According to Mindful, “Mindfulness is the basic human ability to be fully present, aware of where we are and what we’re doing, and not overly reactive or overwhelmed by what’s going on around us.”

It’s about being in tune with yourself, your body, your mind, and what is going on around you. Being aware and “in the moment” will be powerful which can make a difference in your life for the better.

Having a sense of awareness will improve your mental health by reducing your stress which, likely, most of your stressors are about future situations. If you’re able to be in and accept the present moment, you will not worry about future happenings.

Psychology Today states: “As mindfulness shifted into mainstream science and medicine, it became a pivotal therapeutic technique; it was integrated into Mindfulness-Based Cognitive Therapy, Dialectical Behavior Therapy, and Acceptance and Commitment Therapy, among others.”

The ability to be mindful is a quality all humans have, it is something you can find within yourself. We all have the ability to practice mindfulness. It may take practice and repetition to fully get it down and notice a difference, but everyone has the ability to partake in mindfulness.

According to Help Guide, mindfulness is about accepting the current state of you, not judging your emotions, feelings or thoughts. The ability to be accepting of your current state is so healthy and will allow you to feel happier and more present in your day full of activities.

“Being mindful makes it easier to savor the pleasures in life as they occur, helps you become fully engaged in activities, and creates a greater capacity to deal with adverse events,” Help Guide states.

Here are a couple of the ways I like to add mindfulness to my day.

  • YouTube is a great resource to find guided meditations. In the search bar you can type in “mindfulness meditation.” In the video there will be a voice guiding you through mindfulness practices. It includes specific meditations for bedtime, morning time, middle of the day, etc.
  • Journaling is a way to get the thoughts that are swirling around in your head out of there and on paper. Whether you use a gratitude journal or a journal of your day, it can help you to be in-tune with your feelings and emotions. This is also a great way to have self-care time as you are essentially self-talking when you journal.
  • Going on walks can do wonders for you, mentally. Whether you like to go with a friend, by yourself and listening to the sounds of nature, or tuning into your favorite podcast to listen to while walking, all will be beneficial and make a difference. This is also a great way to add physical movement into your day which will also improve your mental health.
  • Be in tune with your breathing patterns. Focus on your breathing if you are feeling overwhelmed because this is the best way to recuperate yourself and be mindful of your body and the energy it is releasing.

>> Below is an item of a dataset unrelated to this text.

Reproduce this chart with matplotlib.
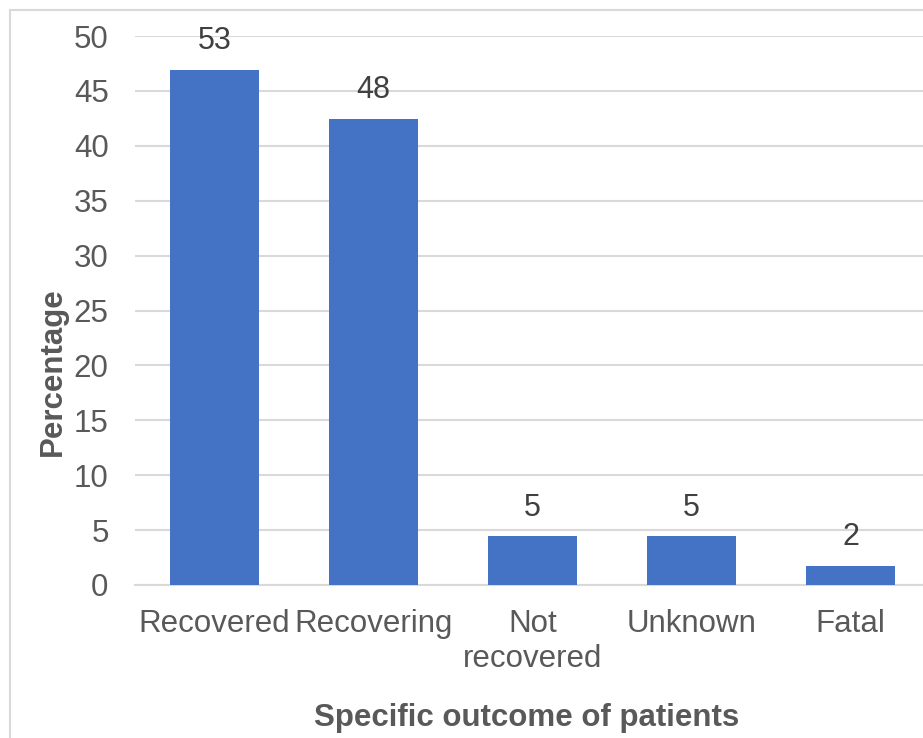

According to Mayo Clinic, practicing mindfulness exercises can help you direct your attention away from all of life’s stressors and engage with the world and space around you.

Mayo Clinic states: “Aim to practice mindfulness every day for about six months. Over time, you might find that mindfulness becomes effortless. Think of it as a commitment to reconnecting with and nurturing yourself.”

Adding mindfulness practices to your day will increase your mental health state immensely. Start today, begin the journey of acceptance and peace. Once you find and realize there is a safe headspace for you to be where you can forget all of the things circulating in your head like planning, problem-solving and negative thoughts, you have achieved mindfulness.